Information provided:
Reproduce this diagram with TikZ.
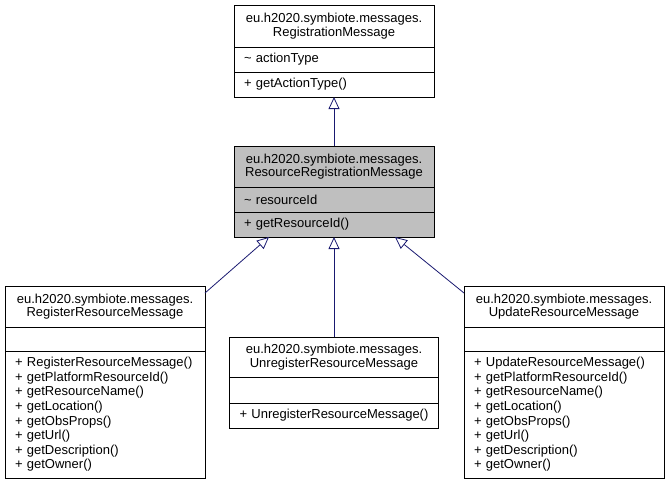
\documentclass[tikz,border=0pt]{standalone}
\usepackage{fontspec}
\setmainfont{Liberation Sans}
\usepackage{xcolor}
\usetikzlibrary{arrows.meta, positioning}
\definecolor{edgeblue}{HTML}{191970}
\definecolor{classgray}{HTML}{BFBFBF}
\tikzset{
  part/.style={draw=black, fill=white, line width=0.8pt, outer sep=0pt, inner xsep=10pt, inner ysep=0pt,
    text width=180pt, anchor=north, font=\fontsize{13}{14.6}\selectfont},
  titlepart/.style={part, align=center, font=\fontsize{13}{13.5}\selectfont},
  memberpart/.style={part, align=left},
  inherit/.style={draw=edgeblue, line width=0.8pt, -{Triangle[open, length=12pt, width=11pt, fill=white]}},
}

\begin{document}
\begin{tikzpicture}[x=1pt, y=-1pt]
    \useasboundingbox (0,0) rectangle (669,485);
    \node[titlepart, minimum height=42] (reg) at (334,5) {eu.h2020.symbiote.messages.\\RegistrationMessage};
    \node[memberpart, minimum height=25, below=0pt of reg] (regattr) {\textasciitilde{} actionType};
    \node[memberpart, minimum height=25, below=0pt of regattr] (regops) {+ getActionType()};

    \node[titlepart, fill=classgray, minimum height=41] (res) at (334,146) {eu.h2020.symbiote.messages.\\ResourceRegistrationMessage};
    \node[memberpart, fill=classgray, minimum height=25, below=0pt of res] (resattr) {\textasciitilde{} resourceId};
    \node[memberpart, fill=classgray, minimum height=25, below=0pt of resattr] (resops) {+ getResourceId()};

    \node[titlepart, minimum height=41] (rgst) at (105,286) {eu.h2020.symbiote.messages.\\RegisterResourceMessage};
    \node[memberpart, minimum height=24, below=0pt of rgst] (rgstattr) {};
    \node[memberpart, minimum height=127, below=0pt of rgstattr] (rgstops) {+ RegisterResourceMessage()\\+ getPlatformResourceId()\\+ getResourceName()\\+ getLocation()\\+ getObsProps()\\+ getUrl()\\+ getDescription()\\+ getOwner()};

    \node[titlepart, text width=189pt, minimum height=40] (unreg) at (334,337) {eu.h2020.symbiote.messages.\\UnregisterResourceMessage};
    \node[memberpart, text width=189pt, minimum height=26, below=0pt of unreg] (unregattr) {};
    \node[memberpart, text width=189pt, minimum height=25, below=0pt of unregattr] (unregops) {+ UnregisterResourceMessage()};

    \node[titlepart, minimum height=41] (upd) at (564,286) {eu.h2020.symbiote.messages.\\UpdateResourceMessage};
    \node[memberpart, minimum height=24, below=0pt of upd] (updattr) {};
    \node[memberpart, minimum height=127, below=0pt of updattr] (updops) {+ UpdateResourceMessage()\\+ getPlatformResourceId()\\+ getResourceName()\\+ getLocation()\\+ getObsProps()\\+ getUrl()\\+ getDescription()\\+ getOwner()};

    \draw[inherit] (res.north) -- (regops.south);
    \draw[inherit] ([yshift=-7pt]rgst.north east) -- ([xshift=-65pt]resops.south);
    \draw[inherit] (unreg.north) -- (resops.south);
    \draw[inherit] ([yshift=-7pt]upd.north west) -- ([xshift=61pt]resops.south);
\end{tikzpicture}
\end{document}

Task goal:
Please restate the material above line by line, exactly, beginning at its first line and ending with the line that contains "below=0pt of rgstattr]", without any pictures.

Final answer:
Reproduce this diagram with TikZ.
\documentclass[tikz,border=0pt]{standalone}
\usepackage{fontspec}
\setmainfont{Liberation Sans}
\usepackage{xcolor}
\usetikzlibrary{arrows.meta, positioning}
\definecolor{edgeblue}{HTML}{191970}
\definecolor{classgray}{HTML}{BFBFBF}
\tikzset{
  part/.style={draw=black, fill=white, line width=0.8pt, outer sep=0pt, inner xsep=10pt, inner ysep=0pt,
    text width=180pt, anchor=north, font=\fontsize{13}{14.6}\selectfont},
  titlepart/.style={part, align=center, font=\fontsize{13}{13.5}\selectfont},
  memberpart/.style={part, align=left},
  inherit/.style={draw=edgeblue, line width=0.8pt, -{Triangle[open, length=12pt, width=11pt, fill=white]}},
}

\begin{document}
\begin{tikzpicture}[x=1pt, y=-1pt]
    \useasboundingbox (0,0) rectangle (669,485);
    \node[titlepart, minimum height=42] (reg) at (334,5) {eu.h2020.symbiote.messages.\\RegistrationMessage};
    \node[memberpart, minimum height=25, below=0pt of reg] (regattr) {\textasciitilde{} actionType};
    \node[memberpart, minimum height=25, below=0pt of regattr] (regops) {+ getActionType()};

    \node[titlepart, fill=classgray, minimum height=41] (res) at (334,146) {eu.h2020.symbiote.messages.\\ResourceRegistrationMessage};
    \node[memberpart, fill=classgray, minimum height=25, below=0pt of res] (resattr) {\textasciitilde{} resourceId};
    \node[memberpart, fill=classgray, minimum height=25, below=0pt of resattr] (resops) {+ getResourceId()};

    \node[titlepart, minimum height=41] (rgst) at (105,286) {eu.h2020.symbiote.messages.\\RegisterResourceMessage};
    \node[memberpart, minimum height=24, below=0pt of rgst] (rgstattr) {};
    \node[memberpart, minimum height=127, below=0pt of rgstattr] (rgstops) {+ RegisterResourceMessage()\\+ getPlatformResourceId()\\+ getResourceName()\\+ getLocation()\\+ getObsProps()\\+ getUrl()\\+ getDescription()\\+ getOwner()};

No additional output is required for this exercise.